Размышления писателя над ролью литературы, искусства и эстетизма, по сути, являются рефлексией уровня психодинамических переживаний-образов, составляющих суть искусства и эстетического подхода. Рефлексии перинатальной стадии соответствует рефлексивная редукция «имманентной религиозности», представленной в толстовской теории нравственного самосовершенствования, импульс к которому задается из глубин человеческого «я». Нереализованным в рефлексии остается лишь трансперсональный опыт, так богато и всесторонне представленный – задолго до Хаксли, Сэлинджера и Гессе – в романистике Толстого, но такой трудный, по замечанию Грофа, для описания в научных понятиях. Как же этот опыт рефлексировать, если он есть трансцендирование, или выход за достигнутый уровень понимания?

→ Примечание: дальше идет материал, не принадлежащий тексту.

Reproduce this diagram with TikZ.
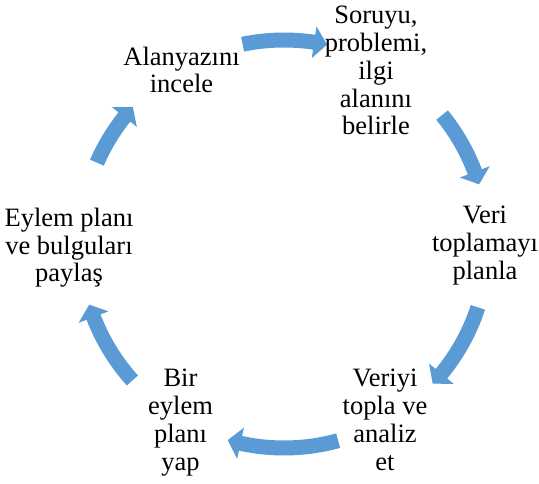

Толстой решает задачу апофатически, организуя умолчание при помощи особого, вновь открытого им метода – «манеры кинетоскопа», совершая, таким образом, своеобразное трансцендирование, выход за пределы своего «я». Данная манера была освоена им в таких художественных произведениях, как «Живой труп», «Фальшивый купон», «Хаджи-Мурат» и др. Толстой, захвативший рождение кинематографа, быстро понял его возможности и сознательно применил кинематографический монтаж в литературе, предварив открытия, как в киноискусстве – С.М. Эйзенштейна, так и в литературе – в мовизме Д.С. Мережковского, В.В. Розанова, В.П. Катаева и т. д. Наиболее полно и последовательно возможности нового инструмента были реализованы в философской трилогии – «Круг чтения», «Мысли на каждый день», «Путь жизни». В этих произведениях, программных и завещательных, Толстой в монтаже, аналоге бриколажа, возвращается к мифологическому подходу, потерпев неудачу – Бородинское поражение/победу – в логосной вербализации пифийных прозрений. Это миф, миф о трансперсональном опыте, представленном через авторское самоустранение, являющем трансцендирование персоны за пределы своей жизненной ограниченности.
Монтаж – тщательно композиционно выверенный – мыслей великих учителей жизни, фрагментов произведений признанных мыслителей и писателей позволяет Толстому как бы самоустраниться, скрыться «за кадром», за редактурой, что предельно объективирует сказанное, отметает малейшее подозрение в субъективном произволе. Толстой как тайный молельщик за мир, остается неузнанным и неизвестным, а текст, надличностный и отстраненный, приближается к той особой сакральности, что сопровождает все великие духовные свершения. Толстой здесь приближается к великому исихасту – Паисию Величковскому, создавшему знаменитое «Добротолюбие». Главное же – в апофатичности самого метода, позволяющего осуществить синтез религиозно-нравственных учений разных народов и времен ненавязчиво, не нарушая своеобразия исходного материала, тактично, но уверенно крепко.
Однако только так и можно было выразить главное в религиозном тексте, так как такой метод выражает самую суть религии как принципиально невыразимого ни в слове, ни в образе, ни в теургическом действии. Специфичность религии выявляется как ее закадровость текстам и жизни, характерная для любого монтажа. Религия – это монтаж, бриколаж. Толстой так решает поставленную в 1945 году Бонхёффером задачу найти место религии в безрелигиозном обществе, выявить сакральность, погруженную в жизнь, сакральность вне религиозных форм. И этот путь есть одновременно и путь трансперсонального трансцен-дирования, что свидетельствует о значимости открытий Толстого. Это открытие – молчание, апофатизм.
В последних произведениях Толстого господствует молчание. Это молчание писателя, укрывшегося в тени великих мудрецов, подобно Будде, сидящему под древом прозрения, или Христу, нашедшему тень под смоковницей после долгого пути под палящим Солнцем. Это и молчание самих текстов, намекающих в структуре монтажа на нечто, проглядывающее в пробельном материале между текстами. Слова великих подвижников звучат как далекое эхо голоса их внутреннего даймона – даймона Сократа, ангела Магомета, Божьего гласа Моисея. Глубины их душ открываются в некоем немотствовании, граничащем с имперсональностью и обезличивающей тотальностью Единого.